Присоединиться Робер не отказался. К его удивлению, катары довольствовались водой, хлебом и сыром, в то время как для рыцаря не пожалели вина и мяса. Когда он спросил, то Сикард ответил:
– Вера наша запрещает тем, кто причислен к Старцам, питаться иначе, как от воды и от леса [265] . Любая пища, возжигающая плотские страсти, оскверняет тело.
Роберу оставалось только покачать головой. Слухи о почти монашеской жизни, которую ведут многие из тулузских еретиков, оказывались правдой.

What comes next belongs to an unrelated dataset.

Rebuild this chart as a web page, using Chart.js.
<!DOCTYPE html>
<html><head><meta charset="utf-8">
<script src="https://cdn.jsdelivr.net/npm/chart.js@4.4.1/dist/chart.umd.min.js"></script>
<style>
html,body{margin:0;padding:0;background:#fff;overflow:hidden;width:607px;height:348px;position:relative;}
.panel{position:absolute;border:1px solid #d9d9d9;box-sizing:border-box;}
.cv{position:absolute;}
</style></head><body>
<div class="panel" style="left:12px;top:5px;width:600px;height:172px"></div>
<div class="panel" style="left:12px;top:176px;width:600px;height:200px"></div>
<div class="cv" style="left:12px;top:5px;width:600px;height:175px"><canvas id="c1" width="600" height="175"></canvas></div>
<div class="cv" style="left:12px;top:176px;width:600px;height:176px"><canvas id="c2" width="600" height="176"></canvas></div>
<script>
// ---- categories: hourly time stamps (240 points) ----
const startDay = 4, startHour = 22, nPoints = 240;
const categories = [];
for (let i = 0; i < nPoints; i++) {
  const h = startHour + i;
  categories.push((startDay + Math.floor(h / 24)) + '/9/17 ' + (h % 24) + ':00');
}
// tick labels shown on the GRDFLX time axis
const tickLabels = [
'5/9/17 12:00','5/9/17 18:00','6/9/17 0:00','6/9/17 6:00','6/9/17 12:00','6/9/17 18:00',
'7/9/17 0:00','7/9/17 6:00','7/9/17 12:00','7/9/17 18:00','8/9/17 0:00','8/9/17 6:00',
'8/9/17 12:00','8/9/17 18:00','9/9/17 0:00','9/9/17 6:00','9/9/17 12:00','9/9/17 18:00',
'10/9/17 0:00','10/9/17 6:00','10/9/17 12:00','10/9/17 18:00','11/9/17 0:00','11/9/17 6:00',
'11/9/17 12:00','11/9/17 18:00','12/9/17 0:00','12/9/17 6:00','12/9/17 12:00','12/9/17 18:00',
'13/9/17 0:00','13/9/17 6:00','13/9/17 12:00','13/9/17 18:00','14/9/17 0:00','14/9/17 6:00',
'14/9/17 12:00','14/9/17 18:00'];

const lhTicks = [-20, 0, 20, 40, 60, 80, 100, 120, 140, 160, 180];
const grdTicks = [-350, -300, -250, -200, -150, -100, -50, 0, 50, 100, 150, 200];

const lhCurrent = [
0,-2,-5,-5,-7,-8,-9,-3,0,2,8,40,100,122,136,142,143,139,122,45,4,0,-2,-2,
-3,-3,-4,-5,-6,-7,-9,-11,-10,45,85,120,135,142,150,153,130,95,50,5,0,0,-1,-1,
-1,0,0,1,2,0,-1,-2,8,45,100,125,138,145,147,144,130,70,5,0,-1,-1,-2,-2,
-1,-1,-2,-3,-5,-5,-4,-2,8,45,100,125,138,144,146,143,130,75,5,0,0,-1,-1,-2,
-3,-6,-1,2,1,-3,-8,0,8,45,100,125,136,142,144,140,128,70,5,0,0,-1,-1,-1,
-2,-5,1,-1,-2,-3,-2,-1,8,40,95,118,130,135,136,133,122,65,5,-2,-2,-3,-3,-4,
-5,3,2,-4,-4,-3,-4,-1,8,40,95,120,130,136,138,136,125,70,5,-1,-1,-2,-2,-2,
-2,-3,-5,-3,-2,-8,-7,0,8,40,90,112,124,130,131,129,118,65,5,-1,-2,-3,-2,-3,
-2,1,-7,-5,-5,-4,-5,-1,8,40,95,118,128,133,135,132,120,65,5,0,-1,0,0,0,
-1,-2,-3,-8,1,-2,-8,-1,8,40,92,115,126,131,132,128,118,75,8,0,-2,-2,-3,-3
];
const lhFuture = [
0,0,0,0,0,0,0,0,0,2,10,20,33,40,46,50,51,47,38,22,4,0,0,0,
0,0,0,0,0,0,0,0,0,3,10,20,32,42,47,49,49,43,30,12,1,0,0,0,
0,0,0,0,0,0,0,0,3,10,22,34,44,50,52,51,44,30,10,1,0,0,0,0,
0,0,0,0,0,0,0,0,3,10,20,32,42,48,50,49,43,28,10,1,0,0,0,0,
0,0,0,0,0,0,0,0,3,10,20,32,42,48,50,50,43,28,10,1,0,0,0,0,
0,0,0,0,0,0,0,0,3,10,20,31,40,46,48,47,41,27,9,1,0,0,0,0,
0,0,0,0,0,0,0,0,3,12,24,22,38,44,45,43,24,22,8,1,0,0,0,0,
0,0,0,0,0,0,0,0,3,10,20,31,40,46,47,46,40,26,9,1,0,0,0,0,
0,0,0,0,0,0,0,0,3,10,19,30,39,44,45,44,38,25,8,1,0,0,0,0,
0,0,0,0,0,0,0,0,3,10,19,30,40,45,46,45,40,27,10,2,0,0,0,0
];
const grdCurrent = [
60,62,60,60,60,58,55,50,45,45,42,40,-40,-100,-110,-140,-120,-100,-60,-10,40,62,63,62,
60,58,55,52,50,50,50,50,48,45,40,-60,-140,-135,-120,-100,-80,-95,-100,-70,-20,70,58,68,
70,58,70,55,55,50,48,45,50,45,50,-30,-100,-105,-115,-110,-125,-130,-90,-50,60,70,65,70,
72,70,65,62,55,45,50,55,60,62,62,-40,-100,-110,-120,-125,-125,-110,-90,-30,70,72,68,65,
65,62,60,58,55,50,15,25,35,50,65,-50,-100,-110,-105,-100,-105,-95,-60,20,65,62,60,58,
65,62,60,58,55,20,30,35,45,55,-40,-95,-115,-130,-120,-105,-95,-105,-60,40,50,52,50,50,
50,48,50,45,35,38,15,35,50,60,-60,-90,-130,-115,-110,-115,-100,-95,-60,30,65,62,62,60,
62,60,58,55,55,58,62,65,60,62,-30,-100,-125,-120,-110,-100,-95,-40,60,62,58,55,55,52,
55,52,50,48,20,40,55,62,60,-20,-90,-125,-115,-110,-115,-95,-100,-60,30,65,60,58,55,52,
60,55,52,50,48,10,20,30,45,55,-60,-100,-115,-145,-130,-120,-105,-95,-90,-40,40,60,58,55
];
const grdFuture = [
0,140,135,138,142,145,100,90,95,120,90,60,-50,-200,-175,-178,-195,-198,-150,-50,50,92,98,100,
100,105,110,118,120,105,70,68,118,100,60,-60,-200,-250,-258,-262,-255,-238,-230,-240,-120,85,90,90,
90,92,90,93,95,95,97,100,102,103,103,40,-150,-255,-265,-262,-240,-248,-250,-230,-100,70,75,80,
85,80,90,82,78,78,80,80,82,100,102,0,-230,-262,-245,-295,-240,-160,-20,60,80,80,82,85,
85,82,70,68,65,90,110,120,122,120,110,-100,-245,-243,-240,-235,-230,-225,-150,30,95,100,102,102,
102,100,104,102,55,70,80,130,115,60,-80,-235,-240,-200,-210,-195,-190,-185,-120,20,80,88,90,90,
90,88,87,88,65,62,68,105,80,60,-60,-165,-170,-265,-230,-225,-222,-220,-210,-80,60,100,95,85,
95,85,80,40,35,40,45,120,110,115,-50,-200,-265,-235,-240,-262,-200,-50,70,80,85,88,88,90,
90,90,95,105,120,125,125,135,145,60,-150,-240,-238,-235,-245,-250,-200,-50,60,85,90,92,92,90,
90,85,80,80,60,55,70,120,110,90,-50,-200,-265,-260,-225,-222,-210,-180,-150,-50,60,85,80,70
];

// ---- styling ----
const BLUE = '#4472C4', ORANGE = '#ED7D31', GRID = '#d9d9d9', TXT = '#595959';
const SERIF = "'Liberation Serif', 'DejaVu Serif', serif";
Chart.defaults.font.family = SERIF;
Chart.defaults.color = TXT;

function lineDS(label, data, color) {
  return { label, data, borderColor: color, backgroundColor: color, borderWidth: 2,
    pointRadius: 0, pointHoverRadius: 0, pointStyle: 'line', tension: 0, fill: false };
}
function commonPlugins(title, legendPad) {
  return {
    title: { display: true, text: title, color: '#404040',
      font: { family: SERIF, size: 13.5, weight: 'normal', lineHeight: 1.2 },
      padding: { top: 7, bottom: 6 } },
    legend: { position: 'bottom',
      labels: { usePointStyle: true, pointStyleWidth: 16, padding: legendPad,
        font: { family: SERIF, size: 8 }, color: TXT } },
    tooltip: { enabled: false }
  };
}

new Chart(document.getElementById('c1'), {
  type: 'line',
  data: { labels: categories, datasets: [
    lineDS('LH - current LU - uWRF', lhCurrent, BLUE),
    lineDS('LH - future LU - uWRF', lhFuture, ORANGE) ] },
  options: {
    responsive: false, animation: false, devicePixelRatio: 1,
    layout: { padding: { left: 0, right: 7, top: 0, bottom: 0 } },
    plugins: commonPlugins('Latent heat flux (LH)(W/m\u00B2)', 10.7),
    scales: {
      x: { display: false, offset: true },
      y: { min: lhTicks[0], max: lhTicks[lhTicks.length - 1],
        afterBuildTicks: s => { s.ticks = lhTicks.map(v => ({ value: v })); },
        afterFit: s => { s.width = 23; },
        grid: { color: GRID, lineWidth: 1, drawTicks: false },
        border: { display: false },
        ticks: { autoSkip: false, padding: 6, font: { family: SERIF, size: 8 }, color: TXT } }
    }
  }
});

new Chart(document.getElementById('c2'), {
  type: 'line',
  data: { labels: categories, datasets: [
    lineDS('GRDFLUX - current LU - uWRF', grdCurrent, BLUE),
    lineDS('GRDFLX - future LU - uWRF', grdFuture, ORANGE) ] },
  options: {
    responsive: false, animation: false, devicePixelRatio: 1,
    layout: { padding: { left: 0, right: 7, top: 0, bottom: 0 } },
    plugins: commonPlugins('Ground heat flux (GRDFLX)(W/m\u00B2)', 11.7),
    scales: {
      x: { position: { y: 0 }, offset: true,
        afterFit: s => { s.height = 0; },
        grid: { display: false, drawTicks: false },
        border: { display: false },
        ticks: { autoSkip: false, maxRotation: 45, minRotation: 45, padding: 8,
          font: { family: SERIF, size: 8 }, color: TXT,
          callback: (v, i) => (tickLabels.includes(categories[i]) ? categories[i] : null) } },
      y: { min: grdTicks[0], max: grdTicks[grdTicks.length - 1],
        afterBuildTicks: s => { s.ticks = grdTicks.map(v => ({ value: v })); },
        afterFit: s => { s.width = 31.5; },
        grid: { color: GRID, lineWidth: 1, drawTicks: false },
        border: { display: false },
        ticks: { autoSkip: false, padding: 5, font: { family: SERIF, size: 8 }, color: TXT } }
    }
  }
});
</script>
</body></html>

– Мы укрыли тебя от врагов, – проговорил Сикард, когда трапеза была окончена. – Но здесь оставаться нельзя.
– Почему?
– Слишком опасно, – пожал плечами старший из еретиков. – Тебя ищут на границах Оверни, и на путях, ведущих к южным портам. Ищут многие.
– И что вы предлагаете? – Робер внутренне подобрался.
– Пойти с нами на юго-запад, в Альбижуа, – ответил Сикард, синие глаза его сверкнули. – Там мы тебя укроем так, что никто не найдет. Переждешь самое опасное время, и если возжелаешь, то двинешься дальше.
– Что значит – если возжелаю? – Робер хмыкнул. – Разве вы не будете удерживать меня насильно?
– Нет, – вмешался в беседу Аймерик, – любое насилие противно нашей вере! Если ты решишь уйти, то мы тебя отпустим!
– Во имя Господа! – только и сумел выдохнуть Робер.
Еретики едва заметно поморщились.
– Но, как ты понимаешь, нам было бы лучше, если бы ты остался, – очень мягко сказал Сикард, – вместе с тем, что ты несешь с собой.
– Вам она зачем? – ощетинился рыцарь. – И откуда вы о ней знаете?